Human beings are capable of being worthy to be free. Human beings become noble, and, I would even suggest, beautiful, by the vigorous use of their faculties and they become dignified when their lives are their own…

This conception of moral agency allows one to be one’s own person, and to stand, or fall, on one’s own individual initiative, without having to beg for personal favors, without having to grovel at the knees of a king or flatter a lord or satisfy the pleasure of the Regulatory Czar. It grants people the freedom to go where their own abilities and initiative–not someone else’s mercy or condescension–can take them. Yet with that freedom comes responsibility for one’s actions. If you succeed, then you reap the benefits–and no one begrudges you your success because it means you have done well both for yourself and for others. If you fail, however, then you may pay the cost and (one hopes) learn from the experience.

…Contrary to widespread opinion, failure is not something that public policy should attempt to eliminate…failure, and experiencing the consequences attendant on having made decisions that led to failure, is an indispensible [sic] part of moral agency.

Those quotes are from Otteson’s recent book, The End of Socialism.

My sense is that these two authors talk past one another. Otteson’s rhetoric emphasizes personal decisions as the determinant of individual success. For Mitchell, it is the opposite–even a “propensity to work hard” is a matter of luck.

I find myself unwilling to accept either extreme. I am inclined to think that Otteson makes the scope of individual moral agency seem too large, and Mitchell makes that scope seem too small. However, I have yet to finish Otteson’s book or to start Mitchell’s.

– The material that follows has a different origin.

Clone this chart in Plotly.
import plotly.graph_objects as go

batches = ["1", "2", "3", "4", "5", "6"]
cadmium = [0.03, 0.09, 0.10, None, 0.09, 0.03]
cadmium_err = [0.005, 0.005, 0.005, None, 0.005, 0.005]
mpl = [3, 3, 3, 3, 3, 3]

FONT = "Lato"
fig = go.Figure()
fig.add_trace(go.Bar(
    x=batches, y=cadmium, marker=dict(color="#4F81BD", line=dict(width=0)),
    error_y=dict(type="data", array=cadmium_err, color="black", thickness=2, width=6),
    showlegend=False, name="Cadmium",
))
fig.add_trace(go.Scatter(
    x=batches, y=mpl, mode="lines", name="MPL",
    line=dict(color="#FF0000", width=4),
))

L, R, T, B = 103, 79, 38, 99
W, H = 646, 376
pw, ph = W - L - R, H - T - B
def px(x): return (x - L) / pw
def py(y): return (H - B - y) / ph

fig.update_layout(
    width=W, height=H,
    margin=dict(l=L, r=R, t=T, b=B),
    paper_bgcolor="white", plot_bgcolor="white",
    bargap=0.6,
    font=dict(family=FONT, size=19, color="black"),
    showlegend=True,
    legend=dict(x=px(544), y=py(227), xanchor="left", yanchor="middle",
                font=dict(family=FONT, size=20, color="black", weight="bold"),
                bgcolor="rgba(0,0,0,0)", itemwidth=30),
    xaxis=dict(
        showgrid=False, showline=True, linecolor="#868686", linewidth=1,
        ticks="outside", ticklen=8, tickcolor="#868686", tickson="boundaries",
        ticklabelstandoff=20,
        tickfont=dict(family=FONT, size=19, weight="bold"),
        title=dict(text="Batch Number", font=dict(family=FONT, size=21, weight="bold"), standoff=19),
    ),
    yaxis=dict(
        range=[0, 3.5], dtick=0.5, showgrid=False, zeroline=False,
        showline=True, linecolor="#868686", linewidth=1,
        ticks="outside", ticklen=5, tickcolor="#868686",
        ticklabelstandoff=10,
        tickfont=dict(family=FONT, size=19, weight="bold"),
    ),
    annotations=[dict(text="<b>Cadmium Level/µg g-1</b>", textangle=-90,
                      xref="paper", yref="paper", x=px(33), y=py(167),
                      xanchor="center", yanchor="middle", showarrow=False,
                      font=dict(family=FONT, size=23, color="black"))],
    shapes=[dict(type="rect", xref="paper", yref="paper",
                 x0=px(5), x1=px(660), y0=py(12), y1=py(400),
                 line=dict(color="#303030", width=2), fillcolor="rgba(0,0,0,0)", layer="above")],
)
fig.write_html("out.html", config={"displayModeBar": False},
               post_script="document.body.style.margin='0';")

Coincidentally, Charles Murray writes,

deeper personal qualities account for what we call political polarization, but that one specific dimension—our respective attitudes toward personal responsibility—accounts for a huge proportion of the polarization all by itself.

Read the whole piece.

Family Structure and Income Inequality

Aparna Mathur writes,

Recently, some papers have suggested that assortative mating has a role to play in household income inequality. Empirically, it has been found that the proportion of couples who share the same level of schooling has been growing over the past few decades. This has been accompanied by a rise in household income inequality. A paper by economists at the Federal Reserve Bank found that changing family structure accounted for 52 percent of the increase in the 50-10 ratio (50th percentile to 10th percentile) and 49 percent of the increase in the 95-5 ratio. Research by Harvard economists, Chetty et al. concludes that the single strongest correlate of upward economic mobility across geographic regions of America is the fraction of children living in single-parent families.

Technical and Communications Skills

Catherine Weinberger writes,

while math scores, sports, leadership roles, and college education are all associated with higher earnings over the entire 1979-1999 period, the time trend in the earnings premium was strongest among those individuals who participated in sports or leadership activities during high school and had higher levels of cognitive skills. Supporting evidence based on Census and CPS data matched with the Autor, Levy and Murnane (2003) job-task measures provides an independent observation also suggesting that the labor market increasingly favors workers with strong endowments of both cognitive and social skills. These findings, coupled with evidence of growing employment, suggest increasing complementarity between cognitive and social skills among young workers.

Pointer from Tyler Cowen, who sees the findings in an average-is-over context. Indeed, if cognitive skills and social skills are both somewhat scarce and imperfectly correlated, increasing complementarity would lead to greater inequality.

I would always tell my AP Statistics students that they were learning technical communications skills. I would say that communicators without technical skills end up as baristas. Those with technical skills but poor communication skills will end up as Dilbert, working for a boss who appears to be an idiot.